Administrators at Short Pump Middle School in the Richmond suburb of Glen Allen have canceled the remaining three games in the football season, and are mandating ethics and sensitivity workshops for members of the team. Police are investigating the video, and some in the community are calling for criminal charges.

The video begins with a text question: “Ever wonder what really goes on in the football locker room?” At one point, a student can be heard saying: “We’re going to f**k the black outta these black children from Uganda,” KSLA-TV reported.

The school board said it was “deeply concerned,” and warned such activity “will not be tolerated.”

“To say that this act was ‘offensive and wrong,’ it went way past offensive and wrong. This is criminal,” Lorraine Wright of the Richmond-based I Vote for Me human rights group told NBC.

Racism should not be tolerated. You should be able to send your kids to school and feel they are being protected and safe,” one parent complained to KSLA.

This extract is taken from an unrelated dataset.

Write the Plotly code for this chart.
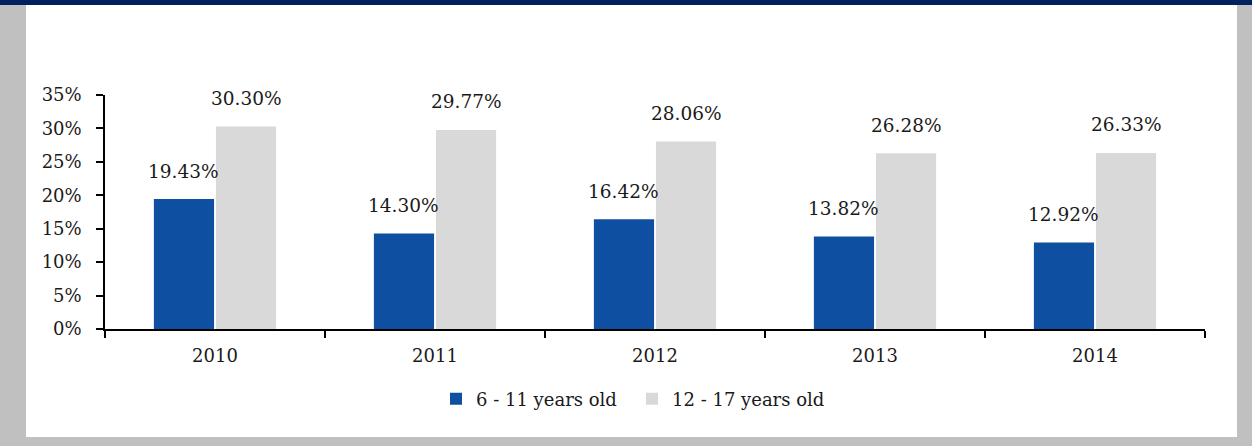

The video adds to a string of recent racist events at schools across the country. High school students in southeast Pennsylvania last week posed with pumpkins carved with the letters “KKK” or a swastika and posted the photos to social media. In Ohio, some parents were stunned to hear a middle school choir sing about cotton picking days after students posed outside the school with Confederate flags. And in Utah, five high school girls — including three cheerleaders — uploaded a video gleefully chanting an obscene racist slur.

Most of the recent incidents were linked to social media, which some experts say may inspire kids to compete for provocative postings.

“Social media may elicit a kind of competitive or ‘one-upping’ culture that fuels peer competition around who is the most daring,” Vassar professor and social psychologist Dana Greenwood told Business Insider.

CORRECTION: A previous version of this article incorrectly located the high school with the pumpkin-carving incident in Philadelphia; it took place in Coatesville, Pennsylvania, which is west of the city.